The finance minister in his speech identified the key targets on the budget strategy that seek to achieve real GDP growth rate of 6.2 percent, keep inflation under 6 percent, obtain tax-to-GDP ratio of 13.8 percent, contain budget deficit at 4.9 percent of GDP, build up forex reserves to 15 billion dollars and continuation of social protection programmes. To achieve these goals, the FBR tax revenue target has been fixed at 4435 billion rupees. The budget also proposes to leave the business of subsidies to the agriculture sector to the provincial governments while the federal government will focus on research and development in this sector and bringing about improvements in management, labour practices and technology.
For the first time in decades, Karachi, the country’s commercial, financial and business hub and also its largest metropolis finds mention in the federal budget document separately. The budget visualizes a new scheme of seawater desalination to mitigate the severe shortage of water in Karachi. The plant is proposed to be built by the private sector in partnership with the federal government. Apart from that, the federal government will also fund a Rs 25 billion development package for Karachi.
Besides a reduction in tax rates of income tax for individuals, firms and companies, the budget also proposes steps that may contribute to the ease of doing business and curtail the discretionary powers of tax collectors. It is a fact that businesses are extremely wary of tax audits as they involve a lot of hassle and cost to the taxpayers and generate a lot of corrupt practices in the process. It is now proposed that there will be only one audit in three years and selection of such audit will be risk-based and composite, i.e., for all the three FBR taxes; federal excise duty, income tax and sales tax. Previously, the grant of stay by the Commissioner (Appeals) was subject to payment of 25 percent tax demand which is proposed to be reduced to 10 percent. There should not be any requirement of payment of any part of the demand to get a stay of demand. In fact, provisions only serve to harass the taxpayer and generate constitutional petitions in the high courts to circumvent the payment of a part of the demand thus unnecessarily contributing to an abnormal increase in litigation in courts.
The four ordinances that have been promulgated by the government with respect to amnesty of foreign and domestic assets are part of the finance bill and, if passed, would pave the way for businesses and individuals to benefit from this one-time offer. There is, however, a catch as regards real estate being declared under the domestic assets amnesty because of the involvement of the provincial governments in the scheme. Unless the provinces agree to the federal government’s scheme, this would be a non-starter as bulk of the undeclared wealth is parked in domestic real estate. Although the tax rate on REIT dividends has been proposed to be reduced from 12.5 percent to 7.5 percent, the government should also consider reducing the rate of tax on dividends from companies from the present rate of 12.5 percent to 10 percent as was previously the case. The progressive reduction in the rate of super tax and on undistributed profit is a welcome move but the reversal of the tax structure for holding companies that should have been made as was legitimately demanded by corporate has not been made. This is indeed a disappointment. The reduction in the value addition tax on LNG import from 3 to 2 percent and sales tax on LNG distribution companies from 17 to 12 percent would bring a sizeable relief to the LNG consumers particularly the businesses that are located in the Punjab, the only gas-deficient province of the country.

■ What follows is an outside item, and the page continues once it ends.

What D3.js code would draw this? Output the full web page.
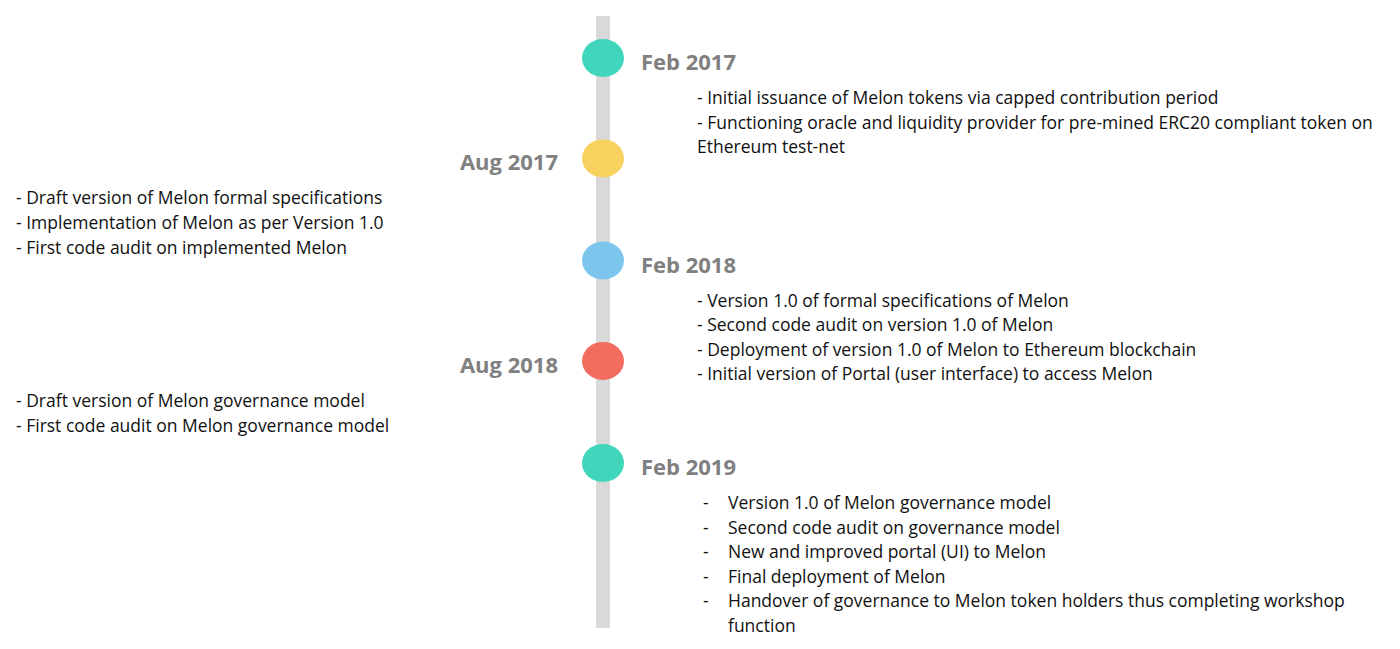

The levy on petroleum products is proposed to be doubled from the present maximum of 10 rupees per litre to 20 rupees per litre with the proviso of the maximum being raised to rupees 30 per litre should the need arise. This would lead to a significant increase in the cost of production because of a substantial rise in transportation cost. The reduction in the tax rate of 0.6 percent to 0.4 percent for non-cash bank transactions of non-filers may appear to be surprising when the declared goal is to make life more costly for non-filers. This measure, however, is aimed at providing relief to expatriate Pakistanis who have bank accounts in the country and are subjected to this tax on their transactions.
The proposed reliefs and enhancement in rates of FBR taxes tantamount to net revenue impact of 22.775 billion rupees in customs duties and 21.440 billion rupees in sales tax gain whereas on the income tax side, it would result in a loss of 135.394 billion rupees. The overall hit to the FBR revenue would thus be 91.179 billion rupees. It is, therefore, pretty obvious that this being an election year these budget measures would be significantly revised by the next government in office after the general elections in the first half of fiscal year 2019.